New Delhi: Senior advocate Indira Jaising and advocate Prashant Bhushan told the Supreme Court on Friday that there is suspicion over the sudden death of Mumbai’s special CBI judge Brijgopal Harkishan Loya in Nagpur on December 1, 2014 from the actions of the four judges accompanying him at the time of his death.
The hearing remained inconclusive when Mukul Rohatgi representing the Maharashtra government was on his feet and the three-judge Bench headed by Chief Justice Dipak Misra fixed further hearing on Monday. Jaising also pleaded for an independent investigation to ascertain the cause of Judge Loya’s death since he was handling the Sohrabuddin fake encounter killing at the time of his death in the case in which BJP president Amit Shah was later discharged as an accused.
Pointing out that four colleagues, all of them judges, had taken Loya to hospital, but they did not inform police about his death while the medico-legal protocol requires recording of their statements. “If a person dies in your custody, aren’t you supposed to call and inform the police… I am not saying that he was killed but there is a legal procedure that needs to be followed. Section 174 was not followed,” Jaising said.
Noting that the four judges were eyewitnesses to the death of Judge Loya, she said that they recorded statements three years after the death in 2017 and asserted that there were several discrepancies in the probe procedure followed by police. Rohatgi, who was reprimanded by the Bench for interrupting Jaising, rebutted her contention on the judges not informing police on Judge Loya’s death immediately. “If your friend or relative dies an unnatural death, it is not mandatory to file an FIR. None of the judges realised that it was a crime.”
He also justified the “discreet” inquiry ordered by the state government as per the vigilance manual to probe the matter in a quiet manner outside the public domain.
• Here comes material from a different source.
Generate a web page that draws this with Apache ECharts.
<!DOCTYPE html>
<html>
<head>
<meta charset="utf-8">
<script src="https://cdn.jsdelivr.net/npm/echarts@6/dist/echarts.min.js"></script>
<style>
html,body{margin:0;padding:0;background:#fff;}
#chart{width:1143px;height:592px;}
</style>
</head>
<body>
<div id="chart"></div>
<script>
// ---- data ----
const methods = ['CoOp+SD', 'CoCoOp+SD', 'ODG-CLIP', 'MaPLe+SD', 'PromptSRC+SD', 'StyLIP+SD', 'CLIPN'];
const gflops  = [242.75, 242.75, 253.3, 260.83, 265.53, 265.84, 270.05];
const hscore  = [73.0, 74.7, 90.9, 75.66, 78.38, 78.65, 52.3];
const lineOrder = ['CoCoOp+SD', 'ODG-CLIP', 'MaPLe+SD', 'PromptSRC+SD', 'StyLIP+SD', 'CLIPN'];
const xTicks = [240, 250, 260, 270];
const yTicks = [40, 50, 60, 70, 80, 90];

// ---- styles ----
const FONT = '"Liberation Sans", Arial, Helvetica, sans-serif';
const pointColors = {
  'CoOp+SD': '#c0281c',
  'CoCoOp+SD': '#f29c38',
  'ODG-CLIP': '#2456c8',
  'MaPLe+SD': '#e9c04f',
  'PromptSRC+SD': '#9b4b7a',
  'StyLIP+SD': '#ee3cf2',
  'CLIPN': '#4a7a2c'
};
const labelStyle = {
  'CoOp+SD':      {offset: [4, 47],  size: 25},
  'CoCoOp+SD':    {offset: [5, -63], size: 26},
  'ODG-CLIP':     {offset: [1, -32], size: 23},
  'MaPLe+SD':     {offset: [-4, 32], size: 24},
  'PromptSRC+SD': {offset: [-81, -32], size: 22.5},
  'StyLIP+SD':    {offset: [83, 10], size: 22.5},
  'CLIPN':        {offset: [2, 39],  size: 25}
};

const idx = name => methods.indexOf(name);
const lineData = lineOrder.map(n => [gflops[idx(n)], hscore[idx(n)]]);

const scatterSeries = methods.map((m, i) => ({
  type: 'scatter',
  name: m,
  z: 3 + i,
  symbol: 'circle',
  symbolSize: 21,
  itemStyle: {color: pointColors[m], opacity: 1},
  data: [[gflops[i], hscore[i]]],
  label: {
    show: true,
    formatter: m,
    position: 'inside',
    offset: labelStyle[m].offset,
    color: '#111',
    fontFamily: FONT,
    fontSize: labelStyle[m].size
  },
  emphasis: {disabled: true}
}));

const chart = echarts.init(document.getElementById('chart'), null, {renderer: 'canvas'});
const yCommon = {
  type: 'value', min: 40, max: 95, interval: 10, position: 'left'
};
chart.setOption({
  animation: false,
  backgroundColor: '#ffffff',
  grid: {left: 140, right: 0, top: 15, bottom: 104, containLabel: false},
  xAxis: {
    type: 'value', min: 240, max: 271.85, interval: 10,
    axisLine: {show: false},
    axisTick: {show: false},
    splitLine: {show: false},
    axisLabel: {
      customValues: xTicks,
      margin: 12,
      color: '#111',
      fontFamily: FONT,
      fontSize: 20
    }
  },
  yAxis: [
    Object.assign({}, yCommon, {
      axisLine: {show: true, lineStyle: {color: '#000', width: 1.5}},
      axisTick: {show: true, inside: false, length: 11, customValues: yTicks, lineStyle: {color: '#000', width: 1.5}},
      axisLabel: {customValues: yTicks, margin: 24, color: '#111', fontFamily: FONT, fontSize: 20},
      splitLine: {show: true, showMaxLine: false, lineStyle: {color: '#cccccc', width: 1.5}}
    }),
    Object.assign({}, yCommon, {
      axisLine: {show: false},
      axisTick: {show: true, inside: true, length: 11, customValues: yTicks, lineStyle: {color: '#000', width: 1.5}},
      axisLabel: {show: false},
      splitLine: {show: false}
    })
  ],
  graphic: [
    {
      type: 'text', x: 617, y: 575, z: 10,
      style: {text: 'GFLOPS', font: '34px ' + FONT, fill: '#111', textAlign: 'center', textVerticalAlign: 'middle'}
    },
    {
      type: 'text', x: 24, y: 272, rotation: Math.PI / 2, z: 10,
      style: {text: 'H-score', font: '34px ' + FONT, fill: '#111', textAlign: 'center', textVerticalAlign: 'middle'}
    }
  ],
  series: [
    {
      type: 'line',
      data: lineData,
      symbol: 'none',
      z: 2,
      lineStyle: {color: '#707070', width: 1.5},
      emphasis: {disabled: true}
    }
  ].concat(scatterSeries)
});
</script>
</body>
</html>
Rohatgi insisted that unnecessary confusion over the death has been raised because of an article in a magazine that has no circulation and no credibility.
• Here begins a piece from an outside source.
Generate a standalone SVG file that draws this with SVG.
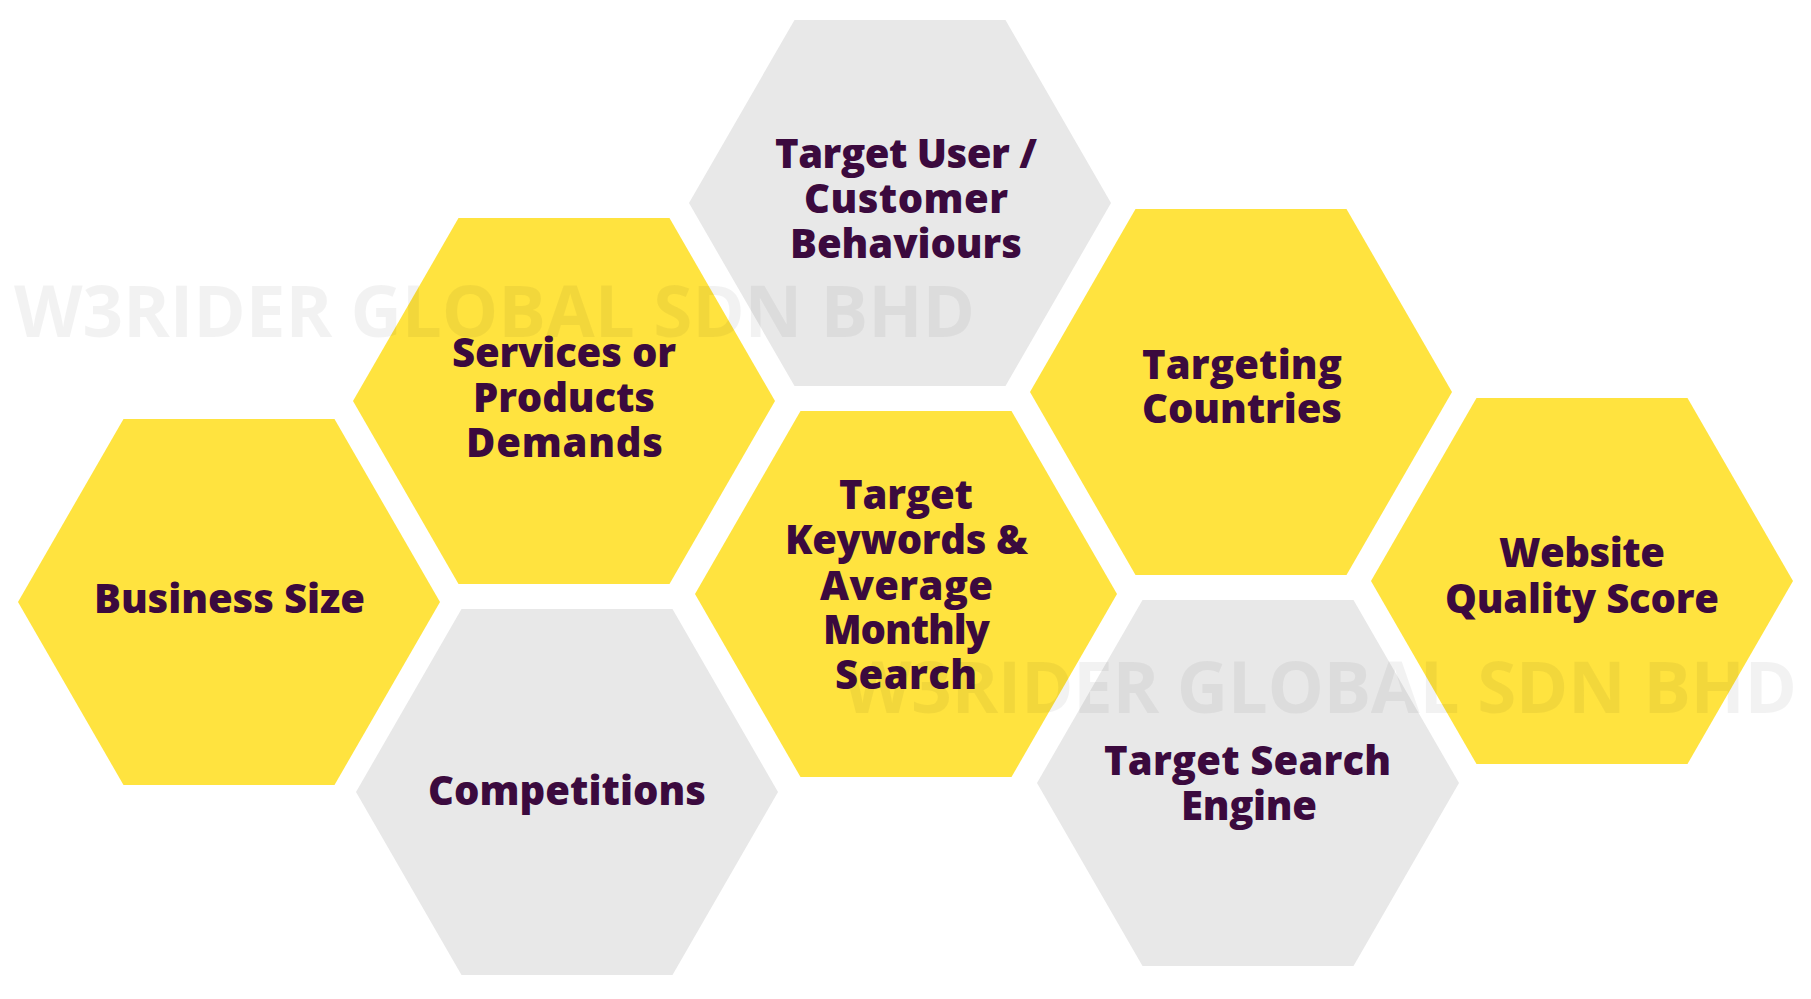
<svg xmlns="http://www.w3.org/2000/svg" xmlns:xlink="http://www.w3.org/1999/xlink" width="1811" height="999" viewBox="0 0 1811 999">
<style>
.y{fill:#FFE33F}
.g{fill:#E8E8E8}
.t{font-family:"Open Sans","Liberation Sans",sans-serif;font-weight:800;font-size:40px;fill:#3B0A3E;text-anchor:middle}
.wm{font-family:"Open Sans","Liberation Sans",sans-serif;font-weight:700;font-size:71px;fill:#000;fill-opacity:0.05}
</style>
<defs>
<polygon id="hex" points="-211,0 -105.5,-183 105.5,-183 211,0 105.5,183 -105.5,183"/>
</defs>
<rect width="1811" height="999" fill="#FFFFFF"/>
<g id="node-business-size">
<use xlink:href="#hex" href="#hex" x="229" y="602" class="y"/>
<text class="t" x="229.5" y="613" textLength="271">Business Size</text>
</g>
<g id="node-services">
<use xlink:href="#hex" href="#hex" x="564" y="401" class="y"/>
<text class="t" x="564" y="367" textLength="224">Services or</text>
<text class="t" x="564" y="412" textLength="182">Products</text>
<text class="t" x="564.5" y="457" textLength="197">Demands</text>
</g>
<g id="node-target-user">
<use xlink:href="#hex" href="#hex" x="900" y="203" class="g"/>
<text class="t" x="906" y="168" textLength="262">Target User /</text>
<text class="t" x="906" y="213" textLength="204">Customer</text>
<text class="t" x="906" y="258" textLength="232">Behaviours</text>
</g>
<g id="node-keywords">
<use xlink:href="#hex" href="#hex" x="906" y="594" class="y"/>
<text class="t" x="906" y="509" textLength="134">Target</text>
<text class="t" x="906.5" y="554" textLength="243">Keywords &amp;</text>
<text class="t" x="906.5" y="600" textLength="173">Average</text>
<text class="t" x="906.5" y="644" textLength="167">Monthly</text>
<text class="t" x="906" y="689" textLength="142">Search</text>
</g>
<g id="node-competitions">
<use xlink:href="#hex" href="#hex" x="567" y="792" class="g"/>
<text class="t" x="567" y="805" textLength="278">Competitions</text>
</g>
<g id="node-targeting-countries">
<use xlink:href="#hex" href="#hex" x="1241" y="392" class="y"/>
<text class="t" x="1242" y="379" textLength="200">Targeting</text>
<text class="t" x="1242" y="423" textLength="200">Countries</text>
</g>
<g id="node-search-engine">
<use xlink:href="#hex" href="#hex" x="1248" y="783" class="g"/>
<text class="t" x="1247.5" y="775" textLength="287">Target Search</text>
<text class="t" x="1249" y="820" textLength="136">Engine</text>
</g>
<g id="node-website">
<use xlink:href="#hex" href="#hex" x="1582" y="581" class="y"/>
<text class="t" x="1582" y="567" textLength="166">Website</text>
<text class="t" x="1582" y="613" textLength="274">Quality Score</text>
</g>
<g id="connectors"/>
<g id="watermarks">
<text class="wm" x="14" y="337" textLength="961">W3RIDER GLOBAL SDN BHD</text>
<text class="wm" x="843" y="713" textLength="954">W3RIDER GLOBAL SDN BHD</text>
</g>
</svg>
“The death occurs in November-December 2014. The family knew it, the entire judiciary knew it and none raised the issue of suspicion. No one raised a finger then,” he said, urging the Court that there is no logic for demanding a probe after four years just because a magazine (Caravan) raises suspicion.
Jaising also pointed out discrepancies in the state government furnishing a statement of the owner of the hospital where Judge Loya was carried and not that of the person who must have recorded his ECG.
She also contested the post-mortem report, asserting that it is not substantiated by the doctor who must have carried out the post-mortem. “In all the voluminous documents submitted before the court, none contain statements of the doctors,” Jaising said while demanding that an expert panel of doctors be empanelled while ordering the investigation to scrutinise the documents and records. Prashant Bhushan noted that neither investigation procedures nor inquiry procedures were followed. Another counsel urged the Court backed Jaising’s argument, pointing out that when a person dies a suspicious death suddenly, statements of the last persons present at the scene are supposed to be recorded.